*Exercise*. Pick out each line of the records in which the word "this" appears.

--- Start Supplied data ---

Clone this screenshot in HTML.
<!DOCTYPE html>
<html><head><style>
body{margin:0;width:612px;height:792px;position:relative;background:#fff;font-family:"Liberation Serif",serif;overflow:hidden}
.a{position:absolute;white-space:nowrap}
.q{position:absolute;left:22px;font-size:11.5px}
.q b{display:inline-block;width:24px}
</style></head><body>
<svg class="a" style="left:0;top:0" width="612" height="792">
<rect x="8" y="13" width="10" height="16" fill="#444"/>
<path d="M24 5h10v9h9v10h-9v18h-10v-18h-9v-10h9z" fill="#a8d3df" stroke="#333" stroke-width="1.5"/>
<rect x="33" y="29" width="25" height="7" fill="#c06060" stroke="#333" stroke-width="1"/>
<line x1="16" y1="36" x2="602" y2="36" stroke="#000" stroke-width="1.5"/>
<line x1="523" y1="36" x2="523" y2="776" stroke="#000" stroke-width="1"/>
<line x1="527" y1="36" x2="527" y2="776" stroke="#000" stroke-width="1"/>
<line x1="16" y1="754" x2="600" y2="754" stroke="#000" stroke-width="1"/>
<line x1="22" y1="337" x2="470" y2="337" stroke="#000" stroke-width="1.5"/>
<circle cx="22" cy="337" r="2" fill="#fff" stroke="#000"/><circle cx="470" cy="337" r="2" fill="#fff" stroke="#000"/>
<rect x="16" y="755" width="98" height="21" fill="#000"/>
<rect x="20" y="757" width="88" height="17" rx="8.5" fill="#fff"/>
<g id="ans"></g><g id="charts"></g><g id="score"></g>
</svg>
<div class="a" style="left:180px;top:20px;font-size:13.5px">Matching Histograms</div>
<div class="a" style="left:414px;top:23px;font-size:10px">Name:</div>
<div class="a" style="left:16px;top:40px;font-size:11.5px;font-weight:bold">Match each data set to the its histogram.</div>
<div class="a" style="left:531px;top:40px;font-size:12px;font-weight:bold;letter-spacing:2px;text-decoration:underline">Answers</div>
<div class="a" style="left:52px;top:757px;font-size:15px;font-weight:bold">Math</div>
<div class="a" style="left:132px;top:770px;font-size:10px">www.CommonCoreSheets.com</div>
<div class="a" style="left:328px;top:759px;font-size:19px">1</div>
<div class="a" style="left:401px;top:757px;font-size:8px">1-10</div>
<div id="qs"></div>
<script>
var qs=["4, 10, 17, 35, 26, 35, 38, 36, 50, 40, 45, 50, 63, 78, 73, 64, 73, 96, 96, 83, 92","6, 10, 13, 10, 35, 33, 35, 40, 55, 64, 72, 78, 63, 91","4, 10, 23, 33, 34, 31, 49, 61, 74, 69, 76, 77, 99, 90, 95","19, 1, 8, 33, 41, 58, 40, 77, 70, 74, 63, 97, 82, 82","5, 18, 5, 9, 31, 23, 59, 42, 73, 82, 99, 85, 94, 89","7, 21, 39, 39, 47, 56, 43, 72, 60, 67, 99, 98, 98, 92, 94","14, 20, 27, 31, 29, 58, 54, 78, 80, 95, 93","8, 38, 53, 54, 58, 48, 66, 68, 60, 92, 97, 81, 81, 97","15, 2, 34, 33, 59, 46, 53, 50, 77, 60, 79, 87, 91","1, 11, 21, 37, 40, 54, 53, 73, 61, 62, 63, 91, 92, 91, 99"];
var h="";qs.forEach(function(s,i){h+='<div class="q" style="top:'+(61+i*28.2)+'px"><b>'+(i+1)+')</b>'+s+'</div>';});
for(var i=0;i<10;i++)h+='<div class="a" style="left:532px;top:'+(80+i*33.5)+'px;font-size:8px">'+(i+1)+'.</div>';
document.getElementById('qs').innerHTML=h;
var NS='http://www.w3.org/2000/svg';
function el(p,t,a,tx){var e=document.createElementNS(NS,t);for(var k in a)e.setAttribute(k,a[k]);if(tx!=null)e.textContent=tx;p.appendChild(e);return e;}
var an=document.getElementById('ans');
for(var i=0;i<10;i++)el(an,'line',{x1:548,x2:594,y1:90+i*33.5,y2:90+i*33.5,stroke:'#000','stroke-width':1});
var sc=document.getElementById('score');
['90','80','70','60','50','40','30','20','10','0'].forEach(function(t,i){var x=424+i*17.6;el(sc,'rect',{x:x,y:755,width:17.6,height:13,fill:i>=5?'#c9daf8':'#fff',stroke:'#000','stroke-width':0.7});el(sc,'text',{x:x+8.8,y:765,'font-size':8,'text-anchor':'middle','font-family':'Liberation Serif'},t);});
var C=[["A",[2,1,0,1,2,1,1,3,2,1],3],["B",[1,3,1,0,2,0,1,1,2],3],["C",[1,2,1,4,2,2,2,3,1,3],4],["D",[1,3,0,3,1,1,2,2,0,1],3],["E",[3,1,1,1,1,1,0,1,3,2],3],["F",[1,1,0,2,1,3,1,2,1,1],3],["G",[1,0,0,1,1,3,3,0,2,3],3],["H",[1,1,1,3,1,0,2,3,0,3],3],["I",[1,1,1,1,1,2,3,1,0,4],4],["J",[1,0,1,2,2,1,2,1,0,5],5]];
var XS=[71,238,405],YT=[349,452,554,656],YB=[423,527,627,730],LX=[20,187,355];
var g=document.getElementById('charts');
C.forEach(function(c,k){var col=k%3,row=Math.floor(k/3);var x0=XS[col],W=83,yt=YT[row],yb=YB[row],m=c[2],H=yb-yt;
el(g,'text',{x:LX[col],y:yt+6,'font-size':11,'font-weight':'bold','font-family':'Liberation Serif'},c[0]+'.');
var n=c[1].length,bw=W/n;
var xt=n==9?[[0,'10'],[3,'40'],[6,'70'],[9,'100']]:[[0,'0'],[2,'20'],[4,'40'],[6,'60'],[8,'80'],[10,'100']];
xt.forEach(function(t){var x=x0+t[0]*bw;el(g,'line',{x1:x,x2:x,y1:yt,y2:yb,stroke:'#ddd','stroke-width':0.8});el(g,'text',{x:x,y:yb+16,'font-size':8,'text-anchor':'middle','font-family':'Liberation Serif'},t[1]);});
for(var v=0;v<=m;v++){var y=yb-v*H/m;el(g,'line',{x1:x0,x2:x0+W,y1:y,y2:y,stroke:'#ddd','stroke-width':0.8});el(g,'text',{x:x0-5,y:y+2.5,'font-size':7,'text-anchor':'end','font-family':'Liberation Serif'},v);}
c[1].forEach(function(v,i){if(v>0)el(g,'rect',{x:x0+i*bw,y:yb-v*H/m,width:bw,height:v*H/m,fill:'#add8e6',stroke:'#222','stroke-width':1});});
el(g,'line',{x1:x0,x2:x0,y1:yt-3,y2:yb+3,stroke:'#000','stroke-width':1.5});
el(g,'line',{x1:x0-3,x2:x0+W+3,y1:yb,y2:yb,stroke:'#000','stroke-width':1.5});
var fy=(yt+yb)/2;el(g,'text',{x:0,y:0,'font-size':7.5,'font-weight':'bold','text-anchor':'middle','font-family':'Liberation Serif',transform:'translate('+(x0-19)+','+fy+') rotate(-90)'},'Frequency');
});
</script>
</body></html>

--- End Supplied data ---
--- Start Supplied data ---

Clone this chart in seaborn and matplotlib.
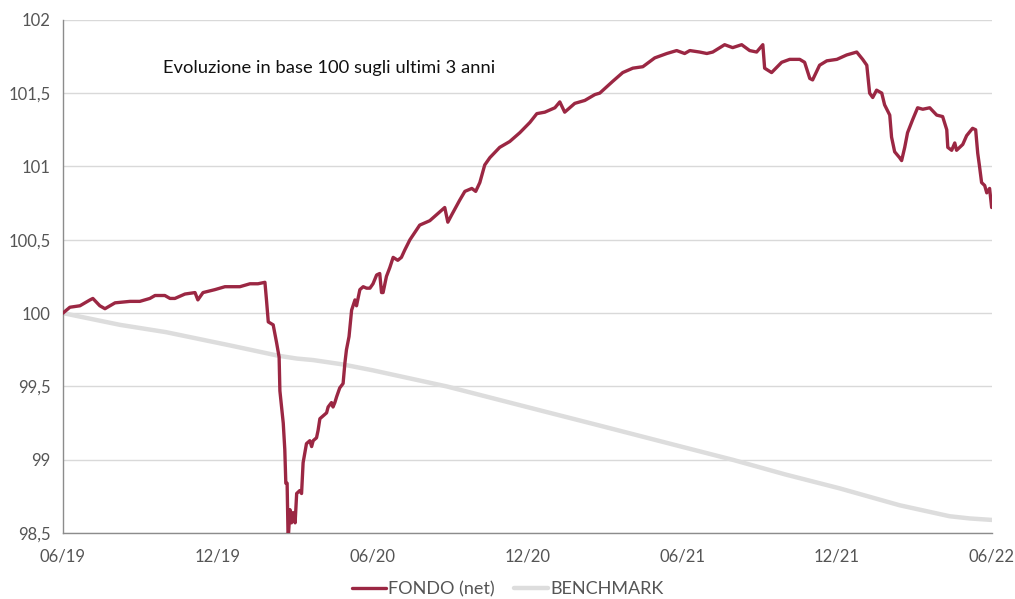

--- End Supplied data ---

*Task solution*.
Clone this screenshot in HTML.
Clone this chart in seaborn and matplotlib.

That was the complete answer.